To enable per-user statistics, you can add the per_user = true property to the configuration of the classifier. However, it is important to ensure that Rspamd is called at the final delivery stage (e.g., LDA mode) to avoid issues with multi-recipient messages. When dealing with multi-recipient messages, Rspamd will use the first recipient for user-based statistics.

Rspamd prioritizes SMTP recipients over MIME ones and gives preference to the special LDA header called Delivered-To, which can be appended using the -d option for rspamc. This allows for more accurate per-user statistics in your configuration.

You can change per-user statistics to per-domain (or any other) by utilizing a Lua function. The function should return the user as a string or nil as a fallback. For example:

per_user = <<EOD
return function(task)
  local rcpt = task:get_recipients('any')
  if rcpt then
    local first_rcpt = rcpt[1]
    if first_rcpt['domain'] then
      return first_rcpt['domain']
    end
  end
  return nil
end
EOD

Sharding

Starting from version 3.9, per-user statistics can be sharded across different Redis servers using the hash algorithm.

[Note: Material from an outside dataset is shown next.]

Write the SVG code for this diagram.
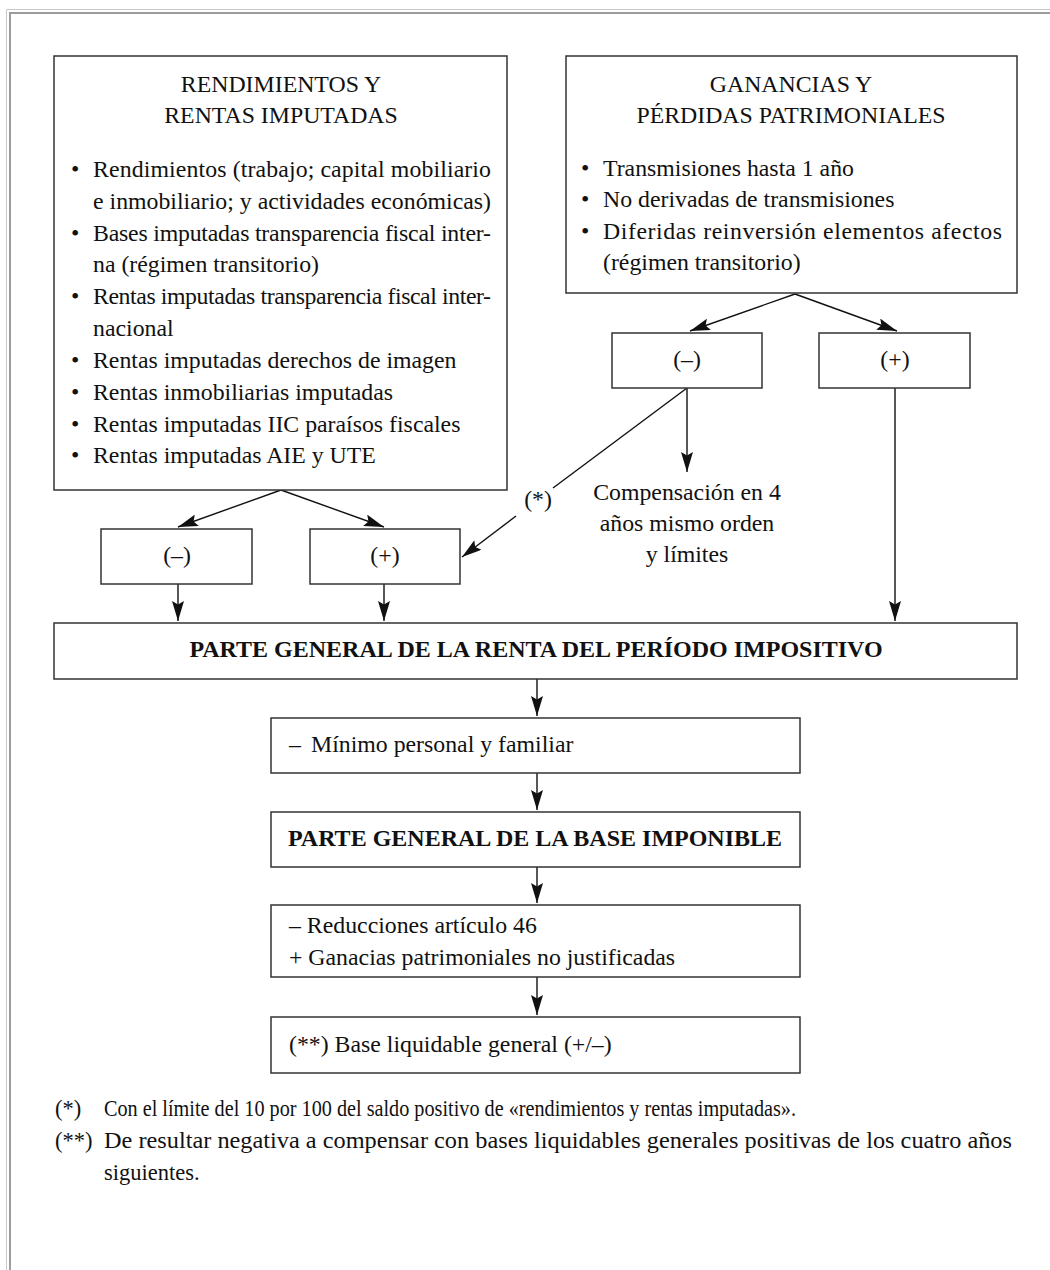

Example of using two stand-alone master shards without read replicas:

servers = "hash:bayes-peruser-0-master,bayes-peruser-1-master";

Example of using a setup with three master-replica shards:

write_servers = "hash:bayes-peruser-0-master,bayes-peruser-1-master,bayes-peruser-2-master";
read_servers = "hash:bayes-peruser-0-replica,bayes-peruser-1-replica,bayes-peruser-2-replica";

Important notes:

Changing the shard count requires dropping all Bayes statistics, so please make decisions wisely.
Each replica should have the same position in read_servers as its master in write_servers; otherwise, this will result in misaligned read-write hash slot assignments.
You can’t use more than one replica per master in a sharded setup; this will result in misaligned read-write hash slot assignments.
Redis Sentinel cannot be used for a sharded setup.
In the controller, you will see incorrect Bayesian statistics for the count of learns and users.